**WRITTEN EXERCISE:**
Give all the lines below again, exactly, with no pictures.

**SOURCE EXCERPT:**
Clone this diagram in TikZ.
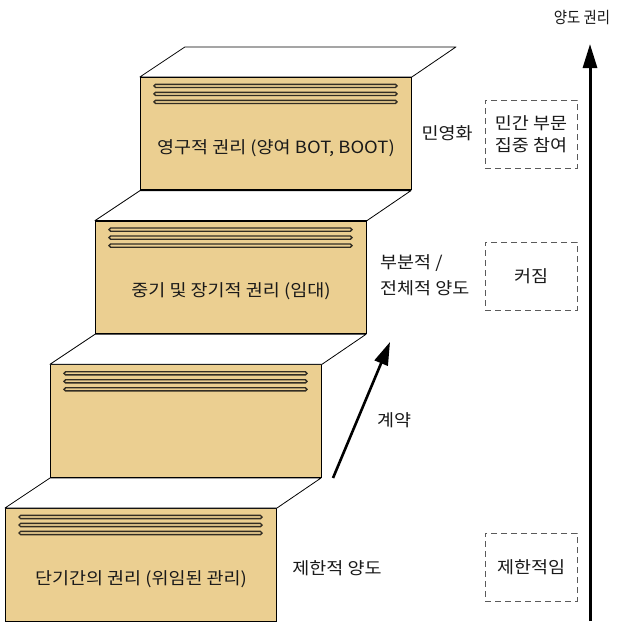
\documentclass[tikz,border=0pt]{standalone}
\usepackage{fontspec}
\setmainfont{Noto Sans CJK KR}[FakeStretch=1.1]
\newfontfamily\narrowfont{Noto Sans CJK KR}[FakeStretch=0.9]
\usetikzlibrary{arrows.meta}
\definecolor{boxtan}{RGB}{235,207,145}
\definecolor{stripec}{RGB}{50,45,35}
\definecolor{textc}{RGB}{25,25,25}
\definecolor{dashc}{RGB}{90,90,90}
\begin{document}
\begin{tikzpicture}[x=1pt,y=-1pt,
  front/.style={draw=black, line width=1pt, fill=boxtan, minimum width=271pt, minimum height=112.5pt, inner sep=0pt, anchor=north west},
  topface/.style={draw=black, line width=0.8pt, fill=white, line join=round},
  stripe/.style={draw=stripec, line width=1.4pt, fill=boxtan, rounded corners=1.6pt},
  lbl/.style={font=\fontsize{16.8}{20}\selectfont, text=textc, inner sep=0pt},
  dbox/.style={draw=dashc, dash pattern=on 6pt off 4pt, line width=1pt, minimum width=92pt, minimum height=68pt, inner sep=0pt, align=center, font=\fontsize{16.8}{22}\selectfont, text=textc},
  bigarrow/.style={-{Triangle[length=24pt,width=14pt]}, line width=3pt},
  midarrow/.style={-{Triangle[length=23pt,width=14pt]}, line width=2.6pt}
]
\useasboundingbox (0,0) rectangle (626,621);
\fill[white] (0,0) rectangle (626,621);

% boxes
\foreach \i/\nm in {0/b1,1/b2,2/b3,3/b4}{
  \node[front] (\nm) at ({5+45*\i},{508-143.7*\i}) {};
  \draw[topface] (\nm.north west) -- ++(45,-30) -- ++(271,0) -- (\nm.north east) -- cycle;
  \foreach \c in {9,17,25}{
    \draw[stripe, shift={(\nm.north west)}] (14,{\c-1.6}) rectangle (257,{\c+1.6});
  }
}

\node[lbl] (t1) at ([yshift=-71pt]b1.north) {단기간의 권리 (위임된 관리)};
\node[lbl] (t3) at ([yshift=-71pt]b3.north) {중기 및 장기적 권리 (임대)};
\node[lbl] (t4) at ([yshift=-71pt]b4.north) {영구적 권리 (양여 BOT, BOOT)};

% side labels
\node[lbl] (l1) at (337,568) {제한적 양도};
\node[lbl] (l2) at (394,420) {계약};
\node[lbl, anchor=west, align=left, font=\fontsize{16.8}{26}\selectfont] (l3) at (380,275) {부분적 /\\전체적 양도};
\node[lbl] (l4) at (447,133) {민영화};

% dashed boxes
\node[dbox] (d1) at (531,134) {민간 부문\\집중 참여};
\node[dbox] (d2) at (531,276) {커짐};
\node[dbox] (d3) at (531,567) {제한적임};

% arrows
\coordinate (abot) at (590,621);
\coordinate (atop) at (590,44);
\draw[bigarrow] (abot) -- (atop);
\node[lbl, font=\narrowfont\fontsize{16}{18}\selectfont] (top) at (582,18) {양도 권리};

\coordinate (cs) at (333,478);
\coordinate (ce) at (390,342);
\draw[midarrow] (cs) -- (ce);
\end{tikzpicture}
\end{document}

**OUTPUT OF THE EXERCISE:**
Clone this diagram in TikZ.
\documentclass[tikz,border=0pt]{standalone}
\usepackage{fontspec}
\setmainfont{Noto Sans CJK KR}[FakeStretch=1.1]
\newfontfamily\narrowfont{Noto Sans CJK KR}[FakeStretch=0.9]
\usetikzlibrary{arrows.meta}
\definecolor{boxtan}{RGB}{235,207,145}
\definecolor{stripec}{RGB}{50,45,35}
\definecolor{textc}{RGB}{25,25,25}
\definecolor{dashc}{RGB}{90,90,90}
\begin{document}
\begin{tikzpicture}[x=1pt,y=-1pt,
  front/.style={draw=black, line width=1pt, fill=boxtan, minimum width=271pt, minimum height=112.5pt, inner sep=0pt, anchor=north west},
  topface/.style={draw=black, line width=0.8pt, fill=white, line join=round},
  stripe/.style={draw=stripec, line width=1.4pt, fill=boxtan, rounded corners=1.6pt},
  lbl/.style={font=\fontsize{16.8}{20}\selectfont, text=textc, inner sep=0pt},
  dbox/.style={draw=dashc, dash pattern=on 6pt off 4pt, line width=1pt, minimum width=92pt, minimum height=68pt, inner sep=0pt, align=center, font=\fontsize{16.8}{22}\selectfont, text=textc},
  bigarrow/.style={-{Triangle[length=24pt,width=14pt]}, line width=3pt},
  midarrow/.style={-{Triangle[length=23pt,width=14pt]}, line width=2.6pt}
]
\useasboundingbox (0,0) rectangle (626,621);
\fill[white] (0,0) rectangle (626,621);

% boxes
\foreach \i/\nm in {0/b1,1/b2,2/b3,3/b4}{
  \node[front] (\nm) at ({5+45*\i},{508-143.7*\i}) {};
  \draw[topface] (\nm.north west) -- ++(45,-30) -- ++(271,0) -- (\nm.north east) -- cycle;
  \foreach \c in {9,17,25}{
    \draw[stripe, shift={(\nm.north west)}] (14,{\c-1.6}) rectangle (257,{\c+1.6});
  }
}

\node[lbl] (t1) at ([yshift=-71pt]b1.north) {단기간의 권리 (위임된 관리)};
\node[lbl] (t3) at ([yshift=-71pt]b3.north) {중기 및 장기적 권리 (임대)};
\node[lbl] (t4) at ([yshift=-71pt]b4.north) {영구적 권리 (양여 BOT, BOOT)};

% side labels
\node[lbl] (l1) at (337,568) {제한적 양도};
\node[lbl] (l2) at (394,420) {계약};
\node[lbl, anchor=west, align=left, font=\fontsize{16.8}{26}\selectfont] (l3) at (380,275) {부분적 /\\전체적 양도};
\node[lbl] (l4) at (447,133) {민영화};

% dashed boxes
\node[dbox] (d1) at (531,134) {민간 부문\\집중 참여};
\node[dbox] (d2) at (531,276) {커짐};
\node[dbox] (d3) at (531,567) {제한적임};

% arrows
\coordinate (abot) at (590,621);
\coordinate (atop) at (590,44);
\draw[bigarrow] (abot) -- (atop);
\node[lbl, font=\narrowfont\fontsize{16}{18}\selectfont] (top) at (582,18) {양도 권리};

\coordinate (cs) at (333,478);
\coordinate (ce) at (390,342);
\draw[midarrow] (cs) -- (ce);
\end{tikzpicture}
\end{document}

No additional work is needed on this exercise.